» Data section
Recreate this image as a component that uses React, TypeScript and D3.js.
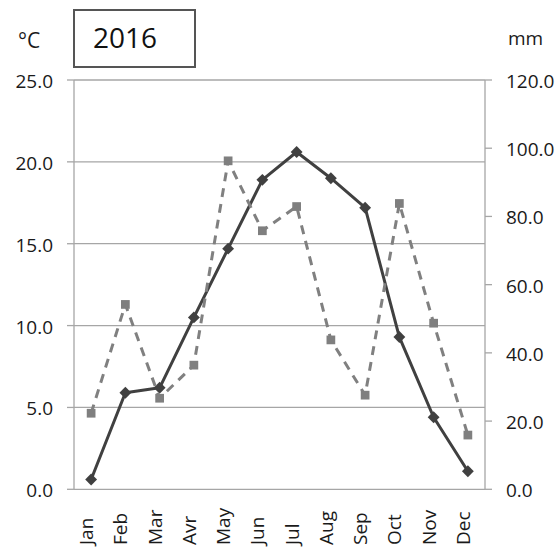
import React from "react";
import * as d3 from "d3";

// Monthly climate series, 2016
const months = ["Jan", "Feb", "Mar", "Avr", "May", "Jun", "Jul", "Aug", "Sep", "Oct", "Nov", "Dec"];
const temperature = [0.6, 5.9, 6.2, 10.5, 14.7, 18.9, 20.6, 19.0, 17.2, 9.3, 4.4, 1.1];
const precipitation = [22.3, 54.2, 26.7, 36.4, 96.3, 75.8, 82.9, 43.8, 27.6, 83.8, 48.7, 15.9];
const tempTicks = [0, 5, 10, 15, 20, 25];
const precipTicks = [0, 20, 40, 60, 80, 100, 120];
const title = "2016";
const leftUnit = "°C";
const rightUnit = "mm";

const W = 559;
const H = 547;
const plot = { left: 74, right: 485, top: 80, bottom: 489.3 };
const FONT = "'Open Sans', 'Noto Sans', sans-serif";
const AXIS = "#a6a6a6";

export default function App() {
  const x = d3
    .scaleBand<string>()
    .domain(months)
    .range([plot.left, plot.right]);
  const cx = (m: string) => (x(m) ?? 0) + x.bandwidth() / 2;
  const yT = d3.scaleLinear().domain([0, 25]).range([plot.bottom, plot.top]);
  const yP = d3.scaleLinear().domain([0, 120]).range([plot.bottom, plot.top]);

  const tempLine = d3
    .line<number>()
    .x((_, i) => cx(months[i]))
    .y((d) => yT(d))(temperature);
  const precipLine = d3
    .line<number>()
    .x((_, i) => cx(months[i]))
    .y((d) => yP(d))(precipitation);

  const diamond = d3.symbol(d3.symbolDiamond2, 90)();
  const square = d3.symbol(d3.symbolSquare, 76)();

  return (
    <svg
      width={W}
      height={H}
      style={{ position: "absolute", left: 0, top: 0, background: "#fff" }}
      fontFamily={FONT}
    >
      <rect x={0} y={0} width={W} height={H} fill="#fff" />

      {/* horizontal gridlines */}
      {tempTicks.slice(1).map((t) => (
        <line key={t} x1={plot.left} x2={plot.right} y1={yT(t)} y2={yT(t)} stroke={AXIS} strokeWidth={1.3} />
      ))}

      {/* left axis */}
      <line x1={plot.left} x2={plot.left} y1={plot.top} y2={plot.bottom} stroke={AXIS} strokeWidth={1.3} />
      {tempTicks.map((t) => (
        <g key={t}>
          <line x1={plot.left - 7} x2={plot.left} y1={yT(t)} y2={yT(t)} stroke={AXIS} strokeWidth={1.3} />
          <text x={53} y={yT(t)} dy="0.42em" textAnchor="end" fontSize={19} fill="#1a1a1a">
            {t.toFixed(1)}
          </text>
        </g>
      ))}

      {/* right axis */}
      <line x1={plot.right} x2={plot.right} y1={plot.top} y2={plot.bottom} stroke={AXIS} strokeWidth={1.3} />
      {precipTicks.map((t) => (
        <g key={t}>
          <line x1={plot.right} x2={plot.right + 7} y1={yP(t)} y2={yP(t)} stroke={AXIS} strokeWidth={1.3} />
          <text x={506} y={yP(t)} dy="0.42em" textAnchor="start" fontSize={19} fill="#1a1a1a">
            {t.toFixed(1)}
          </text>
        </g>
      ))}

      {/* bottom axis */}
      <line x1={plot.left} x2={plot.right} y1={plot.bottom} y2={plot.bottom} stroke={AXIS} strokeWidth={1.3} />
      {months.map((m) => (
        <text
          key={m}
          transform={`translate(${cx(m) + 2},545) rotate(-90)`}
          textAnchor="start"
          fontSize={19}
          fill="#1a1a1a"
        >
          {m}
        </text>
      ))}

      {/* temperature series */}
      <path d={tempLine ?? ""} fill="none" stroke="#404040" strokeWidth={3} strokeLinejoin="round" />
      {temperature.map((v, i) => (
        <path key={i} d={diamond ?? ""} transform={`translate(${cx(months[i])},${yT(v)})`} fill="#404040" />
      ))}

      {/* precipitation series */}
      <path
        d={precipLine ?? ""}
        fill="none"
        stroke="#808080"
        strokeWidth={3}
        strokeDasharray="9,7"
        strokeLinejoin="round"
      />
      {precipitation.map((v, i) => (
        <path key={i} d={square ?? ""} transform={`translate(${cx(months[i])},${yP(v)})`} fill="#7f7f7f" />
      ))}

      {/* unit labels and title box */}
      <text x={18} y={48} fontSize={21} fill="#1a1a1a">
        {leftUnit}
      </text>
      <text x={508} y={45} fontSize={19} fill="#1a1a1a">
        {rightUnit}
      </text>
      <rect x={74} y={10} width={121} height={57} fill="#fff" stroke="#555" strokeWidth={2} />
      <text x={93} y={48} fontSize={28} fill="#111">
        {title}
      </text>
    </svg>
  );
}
---
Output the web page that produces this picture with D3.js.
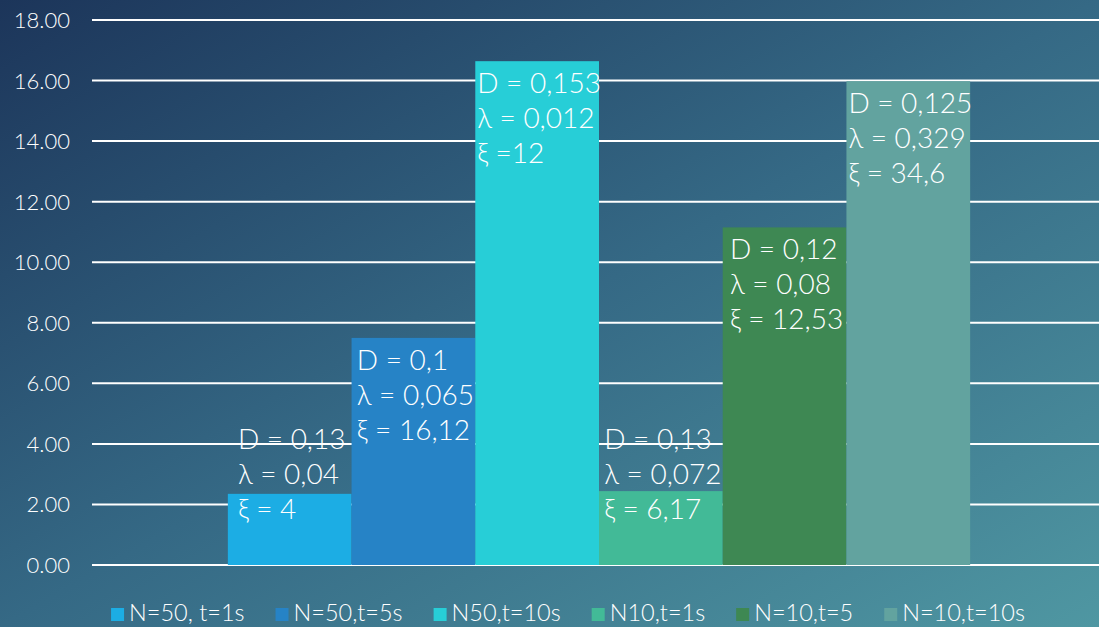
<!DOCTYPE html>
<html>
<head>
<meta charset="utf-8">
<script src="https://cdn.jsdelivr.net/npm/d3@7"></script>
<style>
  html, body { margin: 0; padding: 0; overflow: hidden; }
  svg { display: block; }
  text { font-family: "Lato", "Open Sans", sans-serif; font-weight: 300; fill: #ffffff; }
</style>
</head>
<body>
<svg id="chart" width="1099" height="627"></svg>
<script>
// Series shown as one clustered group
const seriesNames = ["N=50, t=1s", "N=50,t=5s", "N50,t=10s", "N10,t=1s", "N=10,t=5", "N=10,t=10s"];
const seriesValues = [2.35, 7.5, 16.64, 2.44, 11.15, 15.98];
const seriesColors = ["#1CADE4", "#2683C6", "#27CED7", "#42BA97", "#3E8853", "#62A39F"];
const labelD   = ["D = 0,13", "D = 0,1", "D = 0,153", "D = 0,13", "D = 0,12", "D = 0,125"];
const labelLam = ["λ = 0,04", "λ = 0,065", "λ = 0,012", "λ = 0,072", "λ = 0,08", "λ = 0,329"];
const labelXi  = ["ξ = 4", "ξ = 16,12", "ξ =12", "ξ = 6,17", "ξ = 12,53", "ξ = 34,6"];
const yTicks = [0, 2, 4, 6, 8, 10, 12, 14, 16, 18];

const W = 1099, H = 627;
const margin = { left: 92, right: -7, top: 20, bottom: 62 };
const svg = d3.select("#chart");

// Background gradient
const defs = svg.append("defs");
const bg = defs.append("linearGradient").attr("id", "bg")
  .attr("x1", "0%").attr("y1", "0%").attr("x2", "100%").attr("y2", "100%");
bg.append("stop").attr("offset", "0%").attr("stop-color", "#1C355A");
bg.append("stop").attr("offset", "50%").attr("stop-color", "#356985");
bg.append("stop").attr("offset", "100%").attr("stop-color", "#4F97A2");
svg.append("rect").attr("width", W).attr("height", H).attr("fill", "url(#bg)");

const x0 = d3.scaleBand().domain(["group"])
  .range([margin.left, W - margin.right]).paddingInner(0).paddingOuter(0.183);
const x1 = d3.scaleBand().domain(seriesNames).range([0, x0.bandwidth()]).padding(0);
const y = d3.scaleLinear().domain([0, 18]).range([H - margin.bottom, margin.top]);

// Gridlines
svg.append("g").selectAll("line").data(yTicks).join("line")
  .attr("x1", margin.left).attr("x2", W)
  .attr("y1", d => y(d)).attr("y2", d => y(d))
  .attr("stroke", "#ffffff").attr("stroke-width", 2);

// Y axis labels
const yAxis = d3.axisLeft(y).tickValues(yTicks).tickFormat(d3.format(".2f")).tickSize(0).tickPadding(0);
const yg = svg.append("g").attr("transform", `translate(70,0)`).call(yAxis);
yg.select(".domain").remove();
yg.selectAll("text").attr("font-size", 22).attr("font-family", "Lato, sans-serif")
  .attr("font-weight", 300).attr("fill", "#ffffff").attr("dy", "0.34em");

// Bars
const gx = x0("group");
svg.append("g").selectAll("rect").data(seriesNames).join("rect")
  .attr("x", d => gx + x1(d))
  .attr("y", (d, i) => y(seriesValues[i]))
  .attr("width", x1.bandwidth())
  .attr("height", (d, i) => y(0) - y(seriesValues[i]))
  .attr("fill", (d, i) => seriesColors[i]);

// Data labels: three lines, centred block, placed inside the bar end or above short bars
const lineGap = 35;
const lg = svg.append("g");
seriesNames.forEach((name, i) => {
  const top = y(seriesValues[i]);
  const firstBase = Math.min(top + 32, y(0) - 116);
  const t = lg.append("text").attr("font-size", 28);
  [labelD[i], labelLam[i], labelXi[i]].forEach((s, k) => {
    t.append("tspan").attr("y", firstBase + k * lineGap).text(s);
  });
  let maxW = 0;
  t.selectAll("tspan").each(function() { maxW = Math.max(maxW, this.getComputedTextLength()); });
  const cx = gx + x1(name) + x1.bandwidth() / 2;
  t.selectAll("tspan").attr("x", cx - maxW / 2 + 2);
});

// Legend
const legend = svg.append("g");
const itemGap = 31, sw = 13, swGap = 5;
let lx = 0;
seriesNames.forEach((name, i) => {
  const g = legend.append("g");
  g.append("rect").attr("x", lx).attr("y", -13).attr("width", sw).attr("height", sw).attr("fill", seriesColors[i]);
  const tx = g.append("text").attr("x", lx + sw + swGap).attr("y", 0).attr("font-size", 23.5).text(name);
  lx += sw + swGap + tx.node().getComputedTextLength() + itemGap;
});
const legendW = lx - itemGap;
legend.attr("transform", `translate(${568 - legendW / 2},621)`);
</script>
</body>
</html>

» Task instructions
Leave out the pictures and give again exactly the lines from the one with "Output the web" through the one with "14, 16, 18];", and no others.

» The completed task
Output the web page that produces this picture with D3.js.
<!DOCTYPE html>
<html>
<head>
<meta charset="utf-8">
<script src="https://cdn.jsdelivr.net/npm/d3@7"></script>
<style>
  html, body { margin: 0; padding: 0; overflow: hidden; }
  svg { display: block; }
  text { font-family: "Lato", "Open Sans", sans-serif; font-weight: 300; fill: #ffffff; }
</style>
</head>
<body>
<svg id="chart" width="1099" height="627"></svg>
<script>
// Series shown as one clustered group
const seriesNames = ["N=50, t=1s", "N=50,t=5s", "N50,t=10s", "N10,t=1s", "N=10,t=5", "N=10,t=10s"];
const seriesValues = [2.35, 7.5, 16.64, 2.44, 11.15, 15.98];
const seriesColors = ["#1CADE4", "#2683C6", "#27CED7", "#42BA97", "#3E8853", "#62A39F"];
const labelD   = ["D = 0,13", "D = 0,1", "D = 0,153", "D = 0,13", "D = 0,12", "D = 0,125"];
const labelLam = ["λ = 0,04", "λ = 0,065", "λ = 0,012", "λ = 0,072", "λ = 0,08", "λ = 0,329"];
const labelXi  = ["ξ = 4", "ξ = 16,12", "ξ =12", "ξ = 6,17", "ξ = 12,53", "ξ = 34,6"];
const yTicks = [0, 2, 4, 6, 8, 10, 12, 14, 16, 18];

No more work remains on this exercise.